◆ GOAL ◆
Return every record below exactly as written, but leave out the pictures.

(Items listed in a dataset)
[Begin]

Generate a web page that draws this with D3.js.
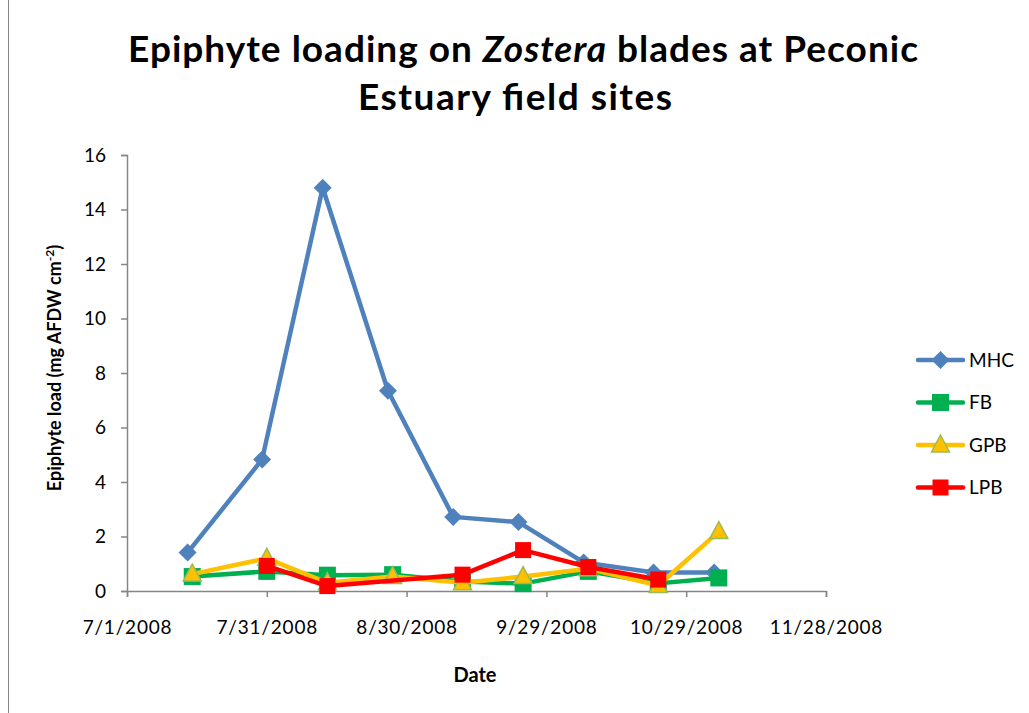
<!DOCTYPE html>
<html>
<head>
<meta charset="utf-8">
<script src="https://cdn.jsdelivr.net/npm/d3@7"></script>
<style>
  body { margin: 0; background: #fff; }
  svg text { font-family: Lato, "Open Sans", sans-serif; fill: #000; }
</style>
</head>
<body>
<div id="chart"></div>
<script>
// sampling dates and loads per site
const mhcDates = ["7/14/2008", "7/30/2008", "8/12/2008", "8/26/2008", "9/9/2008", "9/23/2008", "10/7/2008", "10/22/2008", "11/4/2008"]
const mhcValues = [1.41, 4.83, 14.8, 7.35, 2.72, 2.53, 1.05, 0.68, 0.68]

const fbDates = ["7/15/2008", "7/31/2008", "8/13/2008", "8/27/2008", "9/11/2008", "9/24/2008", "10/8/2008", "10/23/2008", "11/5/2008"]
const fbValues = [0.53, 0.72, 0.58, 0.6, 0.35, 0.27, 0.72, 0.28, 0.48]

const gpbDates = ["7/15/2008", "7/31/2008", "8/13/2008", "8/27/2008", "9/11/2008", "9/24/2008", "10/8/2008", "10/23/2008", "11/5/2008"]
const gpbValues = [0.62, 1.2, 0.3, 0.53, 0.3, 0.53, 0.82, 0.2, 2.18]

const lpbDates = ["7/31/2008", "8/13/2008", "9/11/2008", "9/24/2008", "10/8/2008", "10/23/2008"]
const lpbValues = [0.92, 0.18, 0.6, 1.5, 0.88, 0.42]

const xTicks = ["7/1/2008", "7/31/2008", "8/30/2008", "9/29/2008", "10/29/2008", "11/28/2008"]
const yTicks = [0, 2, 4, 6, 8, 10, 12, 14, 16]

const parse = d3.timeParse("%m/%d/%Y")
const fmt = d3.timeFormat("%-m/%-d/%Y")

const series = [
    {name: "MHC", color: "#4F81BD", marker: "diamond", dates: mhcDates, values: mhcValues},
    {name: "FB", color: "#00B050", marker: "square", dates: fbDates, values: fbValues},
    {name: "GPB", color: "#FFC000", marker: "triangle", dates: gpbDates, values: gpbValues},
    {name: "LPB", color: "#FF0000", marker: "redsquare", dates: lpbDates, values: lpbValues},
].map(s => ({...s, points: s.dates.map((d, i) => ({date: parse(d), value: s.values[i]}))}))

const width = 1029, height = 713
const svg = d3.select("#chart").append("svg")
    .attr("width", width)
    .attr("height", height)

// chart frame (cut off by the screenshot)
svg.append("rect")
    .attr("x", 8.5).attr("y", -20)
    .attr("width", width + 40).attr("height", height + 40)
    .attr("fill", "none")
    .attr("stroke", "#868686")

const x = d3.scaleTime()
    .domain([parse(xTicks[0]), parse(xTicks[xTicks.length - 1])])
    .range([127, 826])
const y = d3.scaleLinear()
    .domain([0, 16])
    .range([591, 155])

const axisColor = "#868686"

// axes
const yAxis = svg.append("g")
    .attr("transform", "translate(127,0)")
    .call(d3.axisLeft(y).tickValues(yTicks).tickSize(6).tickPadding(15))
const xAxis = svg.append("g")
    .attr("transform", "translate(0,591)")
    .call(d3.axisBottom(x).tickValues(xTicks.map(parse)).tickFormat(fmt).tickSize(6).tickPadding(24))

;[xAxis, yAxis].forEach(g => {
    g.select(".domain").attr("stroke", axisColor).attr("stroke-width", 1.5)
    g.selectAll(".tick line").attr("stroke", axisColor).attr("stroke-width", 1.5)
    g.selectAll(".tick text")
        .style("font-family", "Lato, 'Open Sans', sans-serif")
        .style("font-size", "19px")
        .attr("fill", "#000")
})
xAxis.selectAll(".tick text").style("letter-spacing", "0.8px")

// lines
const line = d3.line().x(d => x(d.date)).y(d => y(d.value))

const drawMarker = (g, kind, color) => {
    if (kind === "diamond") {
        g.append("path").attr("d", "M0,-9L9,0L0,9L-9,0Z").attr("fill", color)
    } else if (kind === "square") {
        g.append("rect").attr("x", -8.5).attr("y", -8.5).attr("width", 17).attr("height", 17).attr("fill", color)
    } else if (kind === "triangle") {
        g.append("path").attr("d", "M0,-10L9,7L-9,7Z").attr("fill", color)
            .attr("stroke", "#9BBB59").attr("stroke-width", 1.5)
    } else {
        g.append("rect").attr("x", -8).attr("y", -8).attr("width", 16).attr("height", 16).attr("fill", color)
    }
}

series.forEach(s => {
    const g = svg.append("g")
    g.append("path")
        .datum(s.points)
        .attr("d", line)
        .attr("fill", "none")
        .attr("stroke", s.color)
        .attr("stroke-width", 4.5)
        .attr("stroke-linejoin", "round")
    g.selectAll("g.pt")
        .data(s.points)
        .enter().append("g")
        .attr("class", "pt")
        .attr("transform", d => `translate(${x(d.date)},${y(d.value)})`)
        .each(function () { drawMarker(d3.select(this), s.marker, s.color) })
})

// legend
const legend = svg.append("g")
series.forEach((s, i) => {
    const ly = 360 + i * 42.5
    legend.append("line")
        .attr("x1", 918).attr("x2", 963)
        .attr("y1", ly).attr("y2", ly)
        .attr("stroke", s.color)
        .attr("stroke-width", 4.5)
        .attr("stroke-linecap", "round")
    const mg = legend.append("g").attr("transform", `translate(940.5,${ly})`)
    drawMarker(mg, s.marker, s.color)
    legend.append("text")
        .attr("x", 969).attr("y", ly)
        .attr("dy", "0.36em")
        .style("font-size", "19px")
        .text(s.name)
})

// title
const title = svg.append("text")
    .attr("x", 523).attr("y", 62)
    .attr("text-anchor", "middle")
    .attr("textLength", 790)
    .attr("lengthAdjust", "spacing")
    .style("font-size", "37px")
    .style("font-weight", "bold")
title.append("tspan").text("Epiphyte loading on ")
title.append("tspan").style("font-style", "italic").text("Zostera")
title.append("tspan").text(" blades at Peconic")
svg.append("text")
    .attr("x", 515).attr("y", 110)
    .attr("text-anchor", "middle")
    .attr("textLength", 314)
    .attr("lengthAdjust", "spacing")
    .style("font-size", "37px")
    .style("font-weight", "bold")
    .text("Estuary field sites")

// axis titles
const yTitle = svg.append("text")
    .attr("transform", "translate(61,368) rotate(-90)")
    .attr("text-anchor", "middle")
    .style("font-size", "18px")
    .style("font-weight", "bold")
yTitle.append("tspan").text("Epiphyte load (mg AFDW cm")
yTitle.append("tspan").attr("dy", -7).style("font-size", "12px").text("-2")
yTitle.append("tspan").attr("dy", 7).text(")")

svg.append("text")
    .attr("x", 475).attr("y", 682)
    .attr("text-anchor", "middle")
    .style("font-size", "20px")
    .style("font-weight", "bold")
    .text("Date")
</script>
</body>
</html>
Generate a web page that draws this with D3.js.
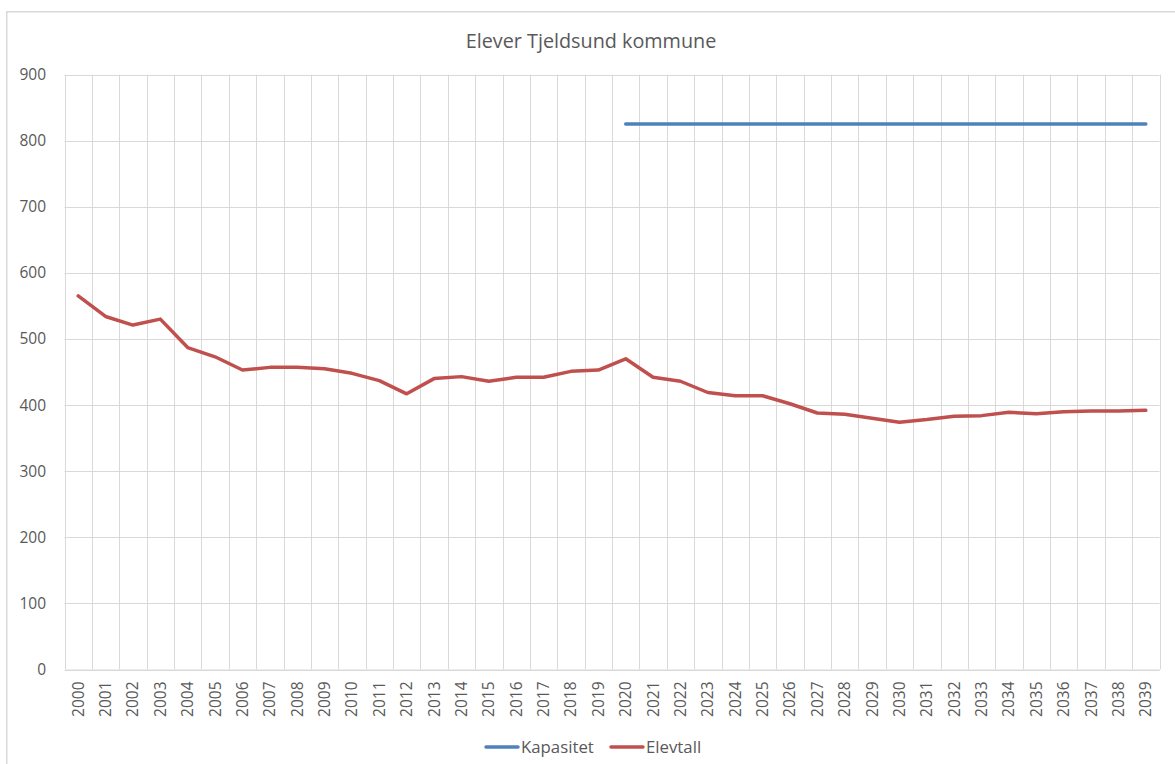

[End]

◆ THE RESPONSE ◆
Generate a web page that draws this with D3.js.
<!DOCTYPE html>
<html>
<head>
<meta charset="utf-8">
<script src="https://cdn.jsdelivr.net/npm/d3@7"></script>
<style>
  body { margin: 0; background: #fff; }
  svg text { font-family: Lato, "Open Sans", sans-serif; fill: #000; }
</style>
</head>
<body>
<div id="chart"></div>
<script>
// sampling dates and loads per site
const mhcDates = ["7/14/2008", "7/30/2008", "8/12/2008", "8/26/2008", "9/9/2008", "9/23/2008", "10/7/2008", "10/22/2008", "11/4/2008"]
const mhcValues = [1.41, 4.83, 14.8, 7.35, 2.72, 2.53, 1.05, 0.68, 0.68]

const fbDates = ["7/15/2008", "7/31/2008", "8/13/2008", "8/27/2008", "9/11/2008", "9/24/2008", "10/8/2008", "10/23/2008", "11/5/2008"]
const fbValues = [0.53, 0.72, 0.58, 0.6, 0.35, 0.27, 0.72, 0.28, 0.48]

const gpbDates = ["7/15/2008", "7/31/2008", "8/13/2008", "8/27/2008", "9/11/2008", "9/24/2008", "10/8/2008", "10/23/2008", "11/5/2008"]
const gpbValues = [0.62, 1.2, 0.3, 0.53, 0.3, 0.53, 0.82, 0.2, 2.18]

const lpbDates = ["7/31/2008", "8/13/2008", "9/11/2008", "9/24/2008", "10/8/2008", "10/23/2008"]
const lpbValues = [0.92, 0.18, 0.6, 1.5, 0.88, 0.42]

const xTicks = ["7/1/2008", "7/31/2008", "8/30/2008", "9/29/2008", "10/29/2008", "11/28/2008"]
const yTicks = [0, 2, 4, 6, 8, 10, 12, 14, 16]

const parse = d3.timeParse("%m/%d/%Y")
const fmt = d3.timeFormat("%-m/%-d/%Y")

const series = [
    {name: "MHC", color: "#4F81BD", marker: "diamond", dates: mhcDates, values: mhcValues},
    {name: "FB", color: "#00B050", marker: "square", dates: fbDates, values: fbValues},
    {name: "GPB", color: "#FFC000", marker: "triangle", dates: gpbDates, values: gpbValues},
    {name: "LPB", color: "#FF0000", marker: "redsquare", dates: lpbDates, values: lpbValues},
].map(s => ({...s, points: s.dates.map((d, i) => ({date: parse(d), value: s.values[i]}))}))

const width = 1029, height = 713
const svg = d3.select("#chart").append("svg")
    .attr("width", width)
    .attr("height", height)

// chart frame (cut off by the screenshot)
svg.append("rect")
    .attr("x", 8.5).attr("y", -20)
    .attr("width", width + 40).attr("height", height + 40)
    .attr("fill", "none")
    .attr("stroke", "#868686")

const x = d3.scaleTime()
    .domain([parse(xTicks[0]), parse(xTicks[xTicks.length - 1])])
    .range([127, 826])
const y = d3.scaleLinear()
    .domain([0, 16])
    .range([591, 155])

const axisColor = "#868686"

// axes
const yAxis = svg.append("g")
    .attr("transform", "translate(127,0)")
    .call(d3.axisLeft(y).tickValues(yTicks).tickSize(6).tickPadding(15))
const xAxis = svg.append("g")
    .attr("transform", "translate(0,591)")
    .call(d3.axisBottom(x).tickValues(xTicks.map(parse)).tickFormat(fmt).tickSize(6).tickPadding(24))

;[xAxis, yAxis].forEach(g => {
    g.select(".domain").attr("stroke", axisColor).attr("stroke-width", 1.5)
    g.selectAll(".tick line").attr("stroke", axisColor).attr("stroke-width", 1.5)
    g.selectAll(".tick text")
        .style("font-family", "Lato, 'Open Sans', sans-serif")
        .style("font-size", "19px")
        .attr("fill", "#000")
})
xAxis.selectAll(".tick text").style("letter-spacing", "0.8px")

// lines
const line = d3.line().x(d => x(d.date)).y(d => y(d.value))

const drawMarker = (g, kind, color) => {
    if (kind === "diamond") {
        g.append("path").attr("d", "M0,-9L9,0L0,9L-9,0Z").attr("fill", color)
    } else if (kind === "square") {
        g.append("rect").attr("x", -8.5).attr("y", -8.5).attr("width", 17).attr("height", 17).attr("fill", color)
    } else if (kind === "triangle") {
        g.append("path").attr("d", "M0,-10L9,7L-9,7Z").attr("fill", color)
            .attr("stroke", "#9BBB59").attr("stroke-width", 1.5)
    } else {
        g.append("rect").attr("x", -8).attr("y", -8).attr("width", 16).attr("height", 16).attr("fill", color)
    }
}

series.forEach(s => {
    const g = svg.append("g")
    g.append("path")
        .datum(s.points)
        .attr("d", line)
        .attr("fill", "none")
        .attr("stroke", s.color)
        .attr("stroke-width", 4.5)
        .attr("stroke-linejoin", "round")
    g.selectAll("g.pt")
        .data(s.points)
        .enter().append("g")
        .attr("class", "pt")
        .attr("transform", d => `translate(${x(d.date)},${y(d.value)})`)
        .each(function () { drawMarker(d3.select(this), s.marker, s.color) })
})

// legend
const legend = svg.append("g")
series.forEach((s, i) => {
    const ly = 360 + i * 42.5
    legend.append("line")
        .attr("x1", 918).attr("x2", 963)
        .attr("y1", ly).attr("y2", ly)
        .attr("stroke", s.color)
        .attr("stroke-width", 4.5)
        .attr("stroke-linecap", "round")
    const mg = legend.append("g").attr("transform", `translate(940.5,${ly})`)
    drawMarker(mg, s.marker, s.color)
    legend.append("text")
        .attr("x", 969).attr("y", ly)
        .attr("dy", "0.36em")
        .style("font-size", "19px")
        .text(s.name)
})

// title
const title = svg.append("text")
    .attr("x", 523).attr("y", 62)
    .attr("text-anchor", "middle")
    .attr("textLength", 790)
    .attr("lengthAdjust", "spacing")
    .style("font-size", "37px")
    .style("font-weight", "bold")
title.append("tspan").text("Epiphyte loading on ")
title.append("tspan").style("font-style", "italic").text("Zostera")
title.append("tspan").text(" blades at Peconic")
svg.append("text")
    .attr("x", 515).attr("y", 110)
    .attr("text-anchor", "middle")
    .attr("textLength", 314)
    .attr("lengthAdjust", "spacing")
    .style("font-size", "37px")
    .style("font-weight", "bold")
    .text("Estuary field sites")

// axis titles
const yTitle = svg.append("text")
    .attr("transform", "translate(61,368) rotate(-90)")
    .attr("text-anchor", "middle")
    .style("font-size", "18px")
    .style("font-weight", "bold")
yTitle.append("tspan").text("Epiphyte load (mg AFDW cm")
yTitle.append("tspan").attr("dy", -7).style("font-size", "12px").text("-2")
yTitle.append("tspan").attr("dy", 7).text(")")

svg.append("text")
    .attr("x", 475).attr("y", 682)
    .attr("text-anchor", "middle")
    .style("font-size", "20px")
    .style("font-weight", "bold")
    .text("Date")
</script>
</body>
</html>
Generate a web page that draws this with D3.js.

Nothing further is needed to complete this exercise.